Congregants have responded positively. It does take a while for members to adjust to the new system. But Rabbi Steinmetz assures the community, “Zoom is unfamiliar technology and those who have downloaded it have remarked how easy it is to learn.”

KJ has been offering a plethora of pre-Pesach programming. Rabbi Steinmetz remarked that it is important for the shul to help everyone prepare, even from a distance. Many congregants are accustomed to traveling for the holiday, so this year, some are panicked: they have never made Pesach in their homes before. The rabbis are doing everything they can to ease the transition into the chag. Over the past few weeks, KJ has been teaching people how to clean their homes and lead a seder. 

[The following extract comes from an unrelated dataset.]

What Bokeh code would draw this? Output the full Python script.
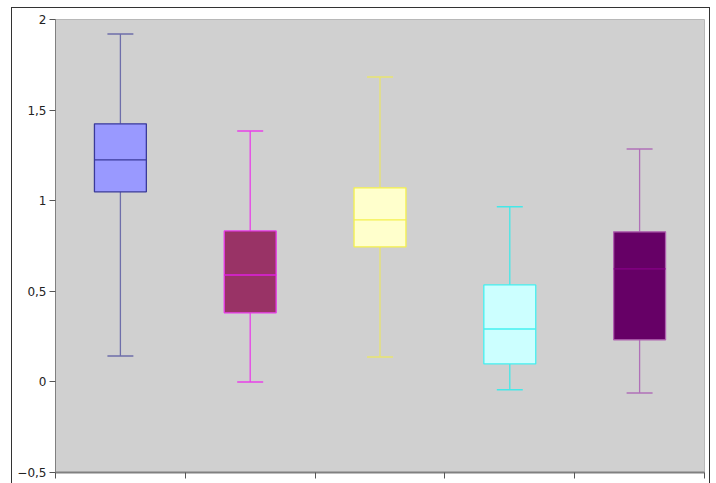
from bokeh.plotting import figure
from bokeh.models import FixedTicker, Range1d
from bokeh.embed import file_html
from bokeh.resources import INLINE

# Box statistics
positions = [0.5, 1.5, 2.5, 3.5, 4.5]
whisker_low = [0.143, 0.0, 0.138, -0.044, -0.061]
q1 = [1.049, 0.381, 0.745, 0.099, 0.232]
median = [1.225, 0.590, 0.894, 0.292, 0.624]
q3 = [1.424, 0.833, 1.071, 0.535, 0.828]
whisker_high = [1.920, 1.385, 1.683, 0.966, 1.286]

fill_colors = ["#9999ff", "#993366", "#ffffcc", "#ccffff", "#660066"]
line_colors = ["#3a3a9a", "#e838e8", "#f4f04c", "#44f0f0", "#b060b0"]
whisker_colors = ["#6e6eaa", "#e840e8", "#e8e470", "#44e8e8", "#b070b8"]
median_colors = ["#3a3a9a", "#e020e0", "#f4f04c", "#44f0f0", "#880088"]

y_ticks = [-0.5, 0, 0.5, 1, 1.5, 2]
y_labels = ["\u22120,5", "0", "0,5", "1", "1,5", "2"]
x_ticks = [0, 1, 2, 3, 4, 5]

p = figure(width=699, height=478, output_backend="svg", toolbar_location=None,
           x_range=Range1d(0, 5), y_range=Range1d(-0.5, 2),
           min_border_left=43, min_border_right=7, min_border_top=11, min_border_bottom=14)
p.styles = {"border": "1px solid #333333", "box-sizing": "border-box",
            "margin-left": "11px", "margin-top": "7px"}

p.background_fill_color = "#d0d0d0"
p.border_fill_color = "white"
p.outline_line_color = "#b8b8b8"
p.xgrid.visible = False
p.ygrid.visible = False

# axes
p.yaxis.ticker = FixedTicker(ticks=y_ticks)
p.yaxis.major_label_overrides = {t: l for t, l in zip(y_ticks, y_labels)}
p.yaxis.minor_tick_line_color = None
p.yaxis.axis_line_color = "#808080"
p.yaxis.major_tick_line_color = "#555555"
p.yaxis.major_tick_out = 6
p.yaxis.major_tick_in = 0
p.yaxis.major_label_text_font = "DejaVu Sans"
p.yaxis.major_label_text_font_size = "12px"
p.yaxis.major_label_text_color = "#222222"
p.yaxis.major_label_standoff = 3

p.xaxis.ticker = FixedTicker(ticks=x_ticks)
p.xaxis.major_label_overrides = {t: "" for t in x_ticks}
p.xaxis.minor_tick_line_color = None
p.xaxis.axis_line_color = "#808080"
p.xaxis.axis_line_width = 2
p.xaxis.major_tick_line_color = "#555555"
p.xaxis.major_tick_out = 6
p.xaxis.major_tick_in = 0
p.xaxis.major_label_text_font_size = "1px"
p.xaxis.major_label_standoff = 0

box_w = 0.4
cap_w = 0.2

for i, x in enumerate(positions):
    # whiskers
    p.segment(x0=[x, x], y0=[whisker_low[i], q3[i]], x1=[x, x], y1=[q1[i], whisker_high[i]],
              line_color=whisker_colors[i], line_width=1.3)
    # caps
    p.segment(x0=[x - cap_w / 2] * 2, y0=[whisker_low[i], whisker_high[i]],
              x1=[x + cap_w / 2] * 2, y1=[whisker_low[i], whisker_high[i]],
              line_color=whisker_colors[i], line_width=1.5)
    # box
    p.vbar(x=[x], width=box_w, bottom=[q1[i]], top=[q3[i]],
           fill_color=fill_colors[i], line_color=line_colors[i], line_width=1.3)
    # median
    p.segment(x0=[x - box_w / 2], y0=[median[i]], x1=[x + box_w / 2], y1=[median[i]],
              line_color=median_colors[i], line_width=1.3)

open("out.html", "w").write(file_html(p, INLINE))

During this time of crisis, Rabbi Steinmetz advises teenagers: “You got this,” he said, “When challenges come in life, there are times that you can feel overwhelmed, sad, or anxious, but it is important to remember that you can rise up and become better.” Rabbi Steinmetz quoted Rabbi Samson Rafael Hirsch, who said that the word nisayon (challenge) is very similar to the word nisa (to be raised up). When Avraham was told to sacrifice his son in Akedat Yitzchak, he became stronger and better. Here too, we need to do our best to rise up and become stronger.